Feces, Mold, and Cockroaches Found in Foster Farms Plants Across the Nation


After 621 people were sickened in 29 states in an outbreak that lasted nearly a year and a half, Foster Farms finally recalled its salmonella-tainted products in July. But a report released this week might keep consumers wary of California’s largest chicken producer.
The Natural Resources Defense Council on its website published 300 pages of USDA documents detailing health and safety violations at Foster Farm facilities across the country.
“The inspection reports include descriptions of mold growth, cockroaches, an instance of pooling caused by a skin-clogged floor drain, fecal matter, and ‘Unidentified Foreign Material’ (which has its own acronym, UFM) on chicken carcasses, failure to implement required tests and sampling, metal pieces found in carcasses, and many more,” the NRDC said in a statement.
The USDA’s ramped-up efforts to monitor two Foster Farms facilities in California linked to the salmonella outbreak did little, according to the report. Fecal contamination stayed at almost the same rate.

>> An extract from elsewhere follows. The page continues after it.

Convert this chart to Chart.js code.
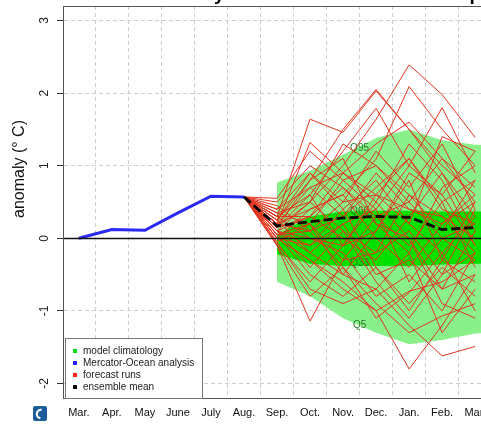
<!DOCTYPE html>
<html><head><meta charset="utf-8">
<script src="https://cdn.jsdelivr.net/npm/chart.js@4/dist/chart.umd.min.js"></script>
<style>
html,body{margin:0;padding:0;overflow:hidden;background:#fff;width:481px;height:424px}
#wrap{position:absolute;left:0;top:0;width:510px;height:424px}
</style>
</head><body><div id="wrap"><canvas id="c" width="510" height="424"></canvas></div>
<script>
// ---------- data ----------
const months = ["Mar.","Apr.","May","June","July","Aug.","Sep.","Oct.","Nov.","Dec.","Jan.","Feb.","Mar."];
const yTickValues = [-2,-1,0,1,2,3];
const legendLabels = ["model climatology","Mercator-Ocean analysis","forecast runs","ensemble mean"];
const quantileLabels = ["Q95","Q66","Q33","Q5"];
const titleText = "NINO3.4 SST anomaly - Mercator Ocean forecast plumes";
const yTitle = "anomaly (° C)";
// analysis Mar..Aug
const analysis = [0.00,0.12,0.11,0.35,0.58,0.57];
// climatology quantiles Sep..Apr (last value only visible at the right edge)
const q95 = [0.77,0.93,1.15,1.38,1.50,1.35,1.29,1.28];
const q66 = [0.05,0.30,0.37,0.38,0.38,0.37,0.37,0.37];
const q33 = [-0.22,-0.35,-0.38,-0.38,-0.38,-0.36,-0.35,-0.35];
const q5  = [-0.60,-0.80,-1.10,-1.30,-1.46,-1.40,-1.31,-1.29];
// ensemble mean Aug..Mar
const ensembleMean = [0.57,0.17,0.23,0.28,0.30,0.29,0.12,0.15];
// forecast runs Sep..Mar (all start from the Aug analysis value)
const runs = [
 [0.30, 1.64, 1.46, 2.03, 1.50, 1.00, 0.60],
 [0.20, 1.32, 0.90, 0.60, 1.10, 0.50, 0.80],
 [0.10, 0.50, 1.00, 1.64, 2.39, 1.98, 1.39],
 [0.25, 0.80, 1.50, 2.05, 1.50, 0.90, 0.30],
 [0.00, 0.40, 0.60, 1.09, 2.09, 1.50, 1.00],
 [0.15, 0.60, 1.20, 1.79, 1.00, 1.80, 0.90],
 [-0.10,-1.14,-0.30,-0.20, 0.10,-0.50,-0.20],
 [0.00,-0.30,-0.60,-1.00,-1.80,-1.20,-0.50],
 [0.10,-0.20,-0.50,-0.70,-1.20,-1.62,-1.49],
 [0.05, 0.10,-0.40,-0.90,-1.30,-1.07,-0.90],
 [0.40, 0.90, 0.50, 1.20, 0.70, 1.30, 0.40],
 [0.35, 0.20, 0.80, 0.40, 1.00, 0.60, 1.20],
 [0.50, 1.00, 0.70, 0.30, 0.50, 1.10, 0.70],
 [0.20, 0.70, 0.30, 0.90, 0.40, 0.20, 0.50],
 [0.10, 0.30, 0.90, 0.50, 1.30, 0.80,-0.10],
 [0.00,-0.10, 0.40, 0.80, 0.20,-0.20, 0.30],
 [0.15, 0.50, 0.10,-0.20, 0.60, 0.30, 0.00],
 [-0.05,0.20,-0.30, 0.30,-0.10, 0.50,-0.40],
 [0.25,-0.20, 0.20,-0.50,-0.30,-0.70, 0.10],
 [0.30, 0.60,-0.10, 0.10, 0.80,-0.30,-0.60],
 [0.05,-0.50,-0.80,-0.40,-0.90,-0.40,-0.80],
 [0.10, 0.00,-0.20,-0.80,-0.50,-1.00,-0.20],
 [0.20, 0.40, 0.60, 0.00,-0.40, 0.20, 0.60],
 [-0.08,-0.60,-0.10,0.50, 0.00,-0.90,-1.10],
 [0.45, 0.10, 0.30, 0.70, 1.10, 0.40, 0.20],
 [0.15, 0.80, 1.10, 0.20,-0.20, 0.70, 1.00],
 [0.00,-0.30,-0.70,-1.00,-0.73,-0.60,-0.30],
 [0.30, 0.30, 0.00,-0.30, 0.30, 0.90, 0.10],
 [0.10,-0.40, 0.10,-0.60,-1.10,-0.50, 0.40],
 [0.55, 1.20, 0.80, 1.00, 0.50, 0.00,-0.30],
 [0.20, 0.10, 0.50, 0.60, 0.20, 1.40, 1.20],
 [-0.05,-0.70,-0.90,-0.70,-0.20,-1.30,-0.70],
 [0.35, 0.50, 1.30, 1.00, 0.60, 0.10, 0.80],
 [0.05, 0.20,-0.50, 0.10, 0.90, 0.60,-0.10],
 [0.25, 0.90, 0.40,-0.40,-1.00,-0.30, 0.50],
 [0.10,-0.10, 0.20, 0.40,-0.60, 0.00, 0.20],
 [0.40, 0.70, 0.90, 1.30, 1.60, 1.10, 0.50],
 [-0.10,-0.80,-0.40,-1.10,-0.75,-0.20,-1.00],
 [0.15, 0.30, 0.70, 0.20, 0.00,-0.70,-0.50],
 [0.30, 0.00,-0.10, 0.60, 0.40, 0.30,-0.20]
];

// ---------- styles ----------
const FONT = "'Liberation Sans', Arial, Helvetica, sans-serif";
const LIGHT_GREEN = '#8af08a';
const DARK_GREEN = '#00e000';
const RED = '#e2361f';
const BLUE = '#2a2af2';
const Q_TEXT = '#237a23';
const legendColors = ['#00dd00','#2222ff','#ff2020','#000000'];

const pts = (start, arr) => arr.map((v, k) => ({x: start + k, y: v}));
const AUG = 5, SEP = 6;

const datasets = [];
datasets.push({label:'ensemble mean', data: pts(AUG, ensembleMean), borderColor:'#000', borderWidth:2.8, borderDash:[9,4], order:0});
datasets.push({label:'Mercator-Ocean analysis', data: pts(0, analysis), borderColor: BLUE, borderWidth:3, order:1});
runs.forEach((r, i) => datasets.push({label:'forecast run ' + (i+1), data: pts(AUG, [analysis[AUG]].concat(r)), borderColor: RED, borderWidth:1, order:2}));
const IDX_Q66 = datasets.length;
datasets.push({label:'Q66', data: pts(SEP, q66), borderWidth:0, borderColor:'rgba(0,0,0,0)', backgroundColor: DARK_GREEN, fill:'+1', order:3});
datasets.push({label:'Q33', data: pts(SEP, q33), borderWidth:0, borderColor:'rgba(0,0,0,0)', fill:false, order:3});
datasets.push({label:'Q95', data: pts(SEP, q95), borderWidth:0, borderColor:'rgba(0,0,0,0)', backgroundColor: LIGHT_GREEN, fill:'+1', order:4});
datasets.push({label:'Q5', data: pts(SEP, q5), borderWidth:0, borderColor:'rgba(0,0,0,0)', fill:false, order:4});

function interp(arr, start, x) {
  const k = Math.floor(x - start), f = x - start - k;
  return arr[k] + (arr[k+1] - arr[k]) * f;
}

const deco = {
  id: 'deco',
  afterDatasetDraw(chart, args) {
    if (args.index !== IDX_Q66) return;
    const ctx = chart.ctx, xs = chart.scales.x, ys = chart.scales.y;
    const xv = 8.5;
    const vals = [interp(q95,SEP,xv), interp(q66,SEP,xv), interp(q33,SEP,xv), interp(q5,SEP,xv)];
    ctx.save();
    ctx.font = '10px ' + FONT; ctx.fillStyle = Q_TEXT; ctx.textAlign = 'center'; ctx.textBaseline = 'middle';
    quantileLabels.forEach((t, i) => ctx.fillText(t, xs.getPixelForValue(xv), ys.getPixelForValue(vals[i]) + (i===0?2:(i===2?-3:0))));
    ctx.restore();
  },
  afterDatasetsDraw(chart) {
    const ctx = chart.ctx, a = chart.chartArea, ys = chart.scales.y;
    const y0 = Math.round(ys.getPixelForValue(0)) + 0.5;
    ctx.save();
    ctx.strokeStyle = '#111'; ctx.lineWidth = 1.3;
    ctx.beginPath(); ctx.moveTo(a.left, y0); ctx.lineTo(a.right, y0); ctx.stroke();
    ctx.restore();
  },
  afterDraw(chart) {
    const ctx = chart.ctx, a = chart.chartArea, ys = chart.scales.y;
    ctx.save();
    // plot box
    ctx.strokeStyle = '#555'; ctx.lineWidth = 1;
    ctx.strokeRect(Math.round(a.left)+0.5, Math.round(a.top)+0.5, Math.round(a.right - a.left), Math.round(a.bottom - a.top));
    // rotated y tick labels
    ctx.fillStyle = '#222'; ctx.font = '12px ' + FONT; ctx.textAlign = 'center'; ctx.textBaseline = 'middle';
    yTickValues.forEach(v => {
      ctx.save(); ctx.translate(45, ys.getPixelForValue(v)); ctx.rotate(-Math.PI/2);
      ctx.fillText(String(v), 0, 0); ctx.restore();
    });
    // y title
    ctx.save(); ctx.font = '16px ' + FONT; ctx.fillStyle = '#111';
    ctx.translate(20, 169); ctx.rotate(-Math.PI/2); ctx.fillText(yTitle, 0, 0); ctx.restore();
    // legend
    const lx = 65.5, ly = 338.5, lw = 137, lh = Math.round(a.bottom) - 338;
    ctx.fillStyle = '#fff'; ctx.fillRect(lx, ly, lw, lh);
    ctx.strokeStyle = '#777'; ctx.strokeRect(lx, ly, lw, lh);
    ctx.font = '10px ' + FONT; ctx.textAlign = 'left';
    legendLabels.forEach((t, i) => {
      const yy = 351 + i * 12;
      ctx.fillStyle = legendColors[i]; ctx.fillRect(73, yy - 2, 4, 4);
      ctx.fillStyle = '#222'; ctx.fillText(t, 83, yy);
    });
    // logo
    ctx.fillStyle = '#1d5c9c';
    ctx.beginPath(); ctx.roundRect ? ctx.roundRect(33, 406, 14, 15, 2) : ctx.rect(33,406,14,15); ctx.fill();
    ctx.strokeStyle = '#fff'; ctx.lineWidth = 2.2;
    ctx.beginPath(); ctx.arc(41, 414, 4.2, Math.PI*0.55, Math.PI*1.55); ctx.stroke();
    // title (mostly above the visible area)
    ctx.font = 'bold 19px ' + FONT; ctx.fillStyle = '#000'; ctx.textAlign = 'left'; ctx.textBaseline = 'alphabetic';
    const pre = ctx.measureText("NINO3.4 SST anomal").width;
    ctx.fillText(titleText, 214 - pre, 0);
    ctx.restore();
  }
};

Chart.defaults.font.family = FONT;
new Chart(document.getElementById('c'), {
  type: 'line',
  data: { datasets },
  options: {
    responsive: false, animation: false, devicePixelRatio: 1,
    layout: { padding: { top: 6, right: 19, left: 0, bottom: 0 } },
    elements: { point: { radius: 0 }, line: { tension: 0 } },
    plugins: { legend: { display: false }, tooltip: { enabled: false }, title: { display: false } },
    scales: {
      x: {
        type: 'linear', min: -0.48, max: 12.48,
        afterBuildTicks: s => { s.ticks = months.map((m, i) => ({ value: i })); },
        afterFit: s => { s.height = 26; s.paddingLeft = 0; s.paddingRight = 0; },
        ticks: { autoSkip: false, maxRotation: 0, minRotation: 0, padding: 8, color: '#111',
                 font: { size: 11 }, callback: v => months[v] },
        grid: { offset: true, drawTicks: false, color: '#cdcdcd', lineWidth: 1 },
        border: { display: true, color: '#444', width: 1, dash: [4, 3] }
      },
      y: {
        type: 'linear', min: -2.2, max: 3.2,
        afterBuildTicks: s => { s.ticks = yTickValues.map(v => ({ value: v })); },
        afterFit: s => { s.width = 63; s.paddingTop = 0; s.paddingBottom = 0; },
        ticks: { display: false },
        grid: { drawTicks: true, tickLength: 6, tickColor: '#333', tickWidth: 1, tickBorderDash: [], color: '#cdcdcd', lineWidth: 1 },
        border: { display: true, color: '#444', width: 1, dash: [4, 3] }
      }
    }
  },
  plugins: [deco]
});
</script>
</body></html>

In response, Ira Brill, Foster Farms’ communications manager, told ABC30 on Friday that the company has changed its procedures since then, adding that $75 million has been spent on improvements. (Foster Farms granted the local news station an interview, but it wasn’t allowed inside due to a “biosecurity hazard.”)
“In many cases we went into ranches and refurbished them,” Brill told ABC30. “On the lines we added additional sanitation controls. And it becomes a very expensive process. We think consumers deserve that, and they should be able to buy chicken they can have confidence in.”
Foster Farms now boasts a 5 percent salmonella rate, far lower than the 25 percent industry average.
The NRDC is still skeptical. Jonathan Kaplan, who heads the group’s food and agriculture program, said that Foster Farms is unclear about its use of antibiotics. (Recently, Perdue announced that 95 percent of its chickens would no longer be treated with drugs.)
“My position is that Foster Farms, having sickened a lot of people and spread antibiotic-resistant bacteria all over the country, now really has an obligation to be responsible and to demonstrate what they’re doing to ensure it’s not going to happen again,” Kaplan told Salon. “And we’re not seeing that.”